Il faut lire à tout prix The open society and its enemies !!
Critique de Platon par…Les Editions de Londres
Bon, nous ne voulons pas enfoncer le clou davantage, d’autant plus que Popper en a deux cent pages comme ça, rien que sur Platon, et il écrit petit. Pourtant, nous ne résistons pas : Socrate et Platon ont radicalement orienté la pensée occidentale vers des chemins sans issue, le chemin d’une impasse qui donne lieu à toutes les erreurs historiques les plus graves, culminant avec la mise en place d’idéologies si réductionnistes qu’elles en deviennent nihilistes alors qu’elles prêchent l’opposé du résultat auxquelles elles conduisent, qu’elles soient vues comme extrémistes, ou modérées. En éliminant l’héritage présocratique, Socrate et Platon rompent avec la pensée orientale, ils introduisent la nostalgie illusoire d’un monde parfait vers lequel nous pourrions tendre si nous en suivions la morale idoine et si nous nous munissions des institutions, d’abord politiques, puis académiques, qui permettent d’atteindre cet idéal social.

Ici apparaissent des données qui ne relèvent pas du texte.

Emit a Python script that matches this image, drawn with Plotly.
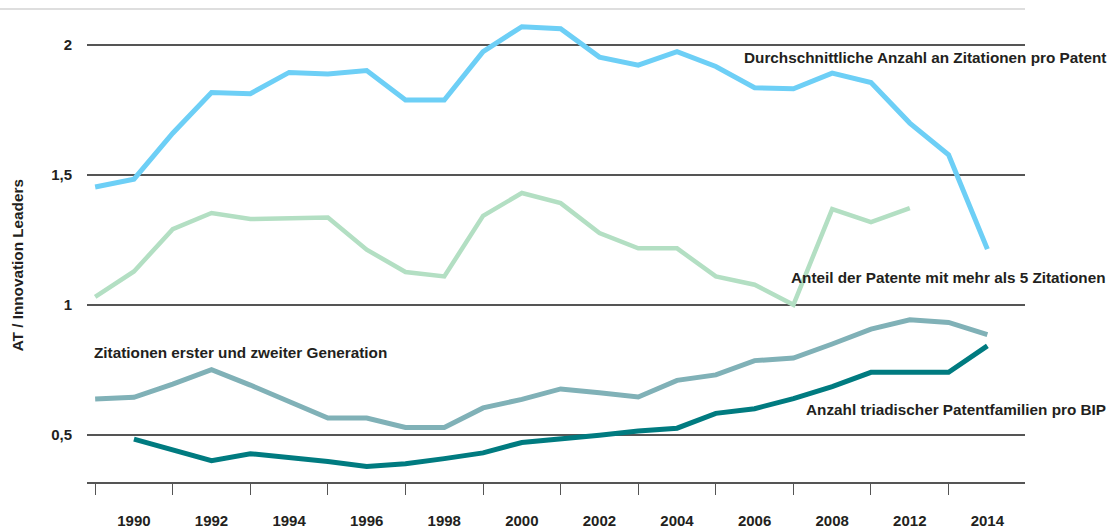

C’est cette volonté de maîtrise, de contrôle, cette recherche sociale et collective du bonheur qui explique la plupart des errements, passés comme modernes, dont nous ne parvenons toujours pas à nous libérer, et qui paradoxalement nous donnent le monde actuel, avec tous ses travers moraux, lesquels, rendons justice à Platon, auraient suscité son horreur absolue. Et oui, ces religions absolutistes, monothéistes, ces religions têtues qui n’admettent pas l’autocritique, qui prêchent un monde magnifique dans un autre monde, ces morales coercitives, ces systèmes politiques dogmatiques, cet enseignement didactique, ces constitutions sacrées comme les Tables de la Loi qui prêchent « the pursuit of happiness », comme si exiger le bonheur n’était pas rendre l’objectif caduc dès son énoncé, et bien tout cela, nous le devons à Platon. Mais il est incontournable. La philosophie de Platon, c’est comme une démonstration par l’absurde des méfaits de toute forme de dogmatisme (voir aussi notre commentaire sur Les nuées) : il faut la découvrir.